Assez causé technique, parlons de noël.
Je n'aime pas noël. Quand j'étais enfant, je ne croyais pas au père noël. J'arrivais d'Espagne, où ce sont les rois mages qui amènent les cadeaux. A cinq ans, j'étais assez éveillé pour comprendre qu'il était rigoureusement inconcevable que trois pauvres nases fusionnent en un seul bibendum tout rouge juste parce qu'ils traversaient une frontière et empruntaient l'A9 avant de passer me voir. Alors je jouais le jeu parce que môme j'étais, mais le « viejito pascuero », comme on l'appelle au Chili, les cloches de Pâques et le petit Jésus, je les mettais dans la même case que Chewbacca, Indiana Jones et les Goonies : la case « fiction pour enfants ». C'est sympa, on rigole bien et ça nourrit les rêves, mais ça s'arrête là. Comment tu veux faire confiance aux adultes après ça ?
Je n'aime pas noël à cause de ce discours institué par un système financier qui s'assoit sur les épaules des plus petits pour que le pognon passe de poche en poche. La magie de noël est une histoire que l'on se raconte pour accepter l'inéluctable : il n'y a pas de seconde manche, on ne se « refera pas » à la prochaine, c'est toujours la banque qui gagne. La magie de noël, c'est comme la dignité du travailleur exploité. On lui raconte qu'il paye sa vie à la force de ses bras, qu'il gagne sa dignité en s'ébrouant comme un cheval à l'agonie parce qu'il faut payer sa pitance, ses factures et le papier-toilette de ses besoins les plus intimes, alors que d'autres gagnent plusieurs vies de salaire minimum sans jamais soulever un parpaing, planter un clou ou remplir un tableau excel. La société moderne capitaliste dans laquelle nous vivons construit chaque jour sa légende, en recyclant de vieilles histoires en ruines qui racontent l'injustice et l'inégalité.

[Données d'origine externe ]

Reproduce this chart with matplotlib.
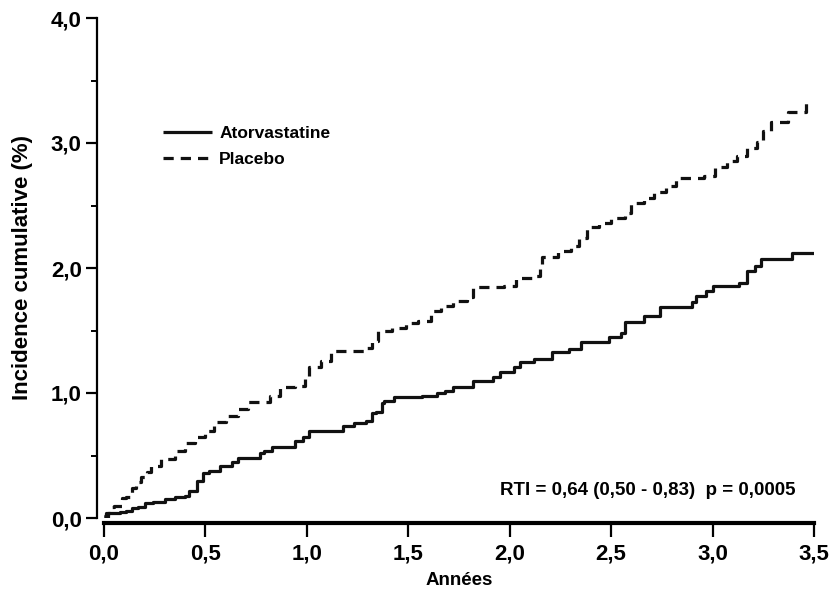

Mais avec des paillettes, des coups de théâtre et des « jumpscares ».
Et du glamour, bien sûr. Toujours du glamour.
J'ai eu il y a quelques semaines une conversation téléphonique avec l'un des derniers amis qui me restent – ou pas, j'ai des doutes à ce sujet. J'ai cru entendre la voix d'un autre dans certains de ces propos et je comprends surtout deux choses : j'ai toujours été frontal dans mes colères, mes tristesses et mes joies. Les doutes évoqués plus haut tiennent au fait que l'on ne m'a jamais traité de cette même façon franche et sans les gants de velours. Je croyais que cet homme faisait exception dans mon cercle d'amitiés.
La deuxième épiphanie – puisque c'en est une – se résume à un retour aux fondamentaux de mon existence : rien ne vaut la solitude quand la meute aboie au moindre pet.
J'en reviens à la radicalité, au nihilisme et aux petits jean-foutre ; et cet « ami » supposé se reconnaîtra peut-être s'il daigne encore s'attarder sur les écrits d'un homme seul qui choisit de l'être : seul le fou croit avoir compris en n'écoutant qu'une seule voix. Celui qui se tait ne veut convaincre personne parce qu'il sait que la raison est volage et le verbe creux.
Restez à l'écart du foot, ça donne des hémorroïdes.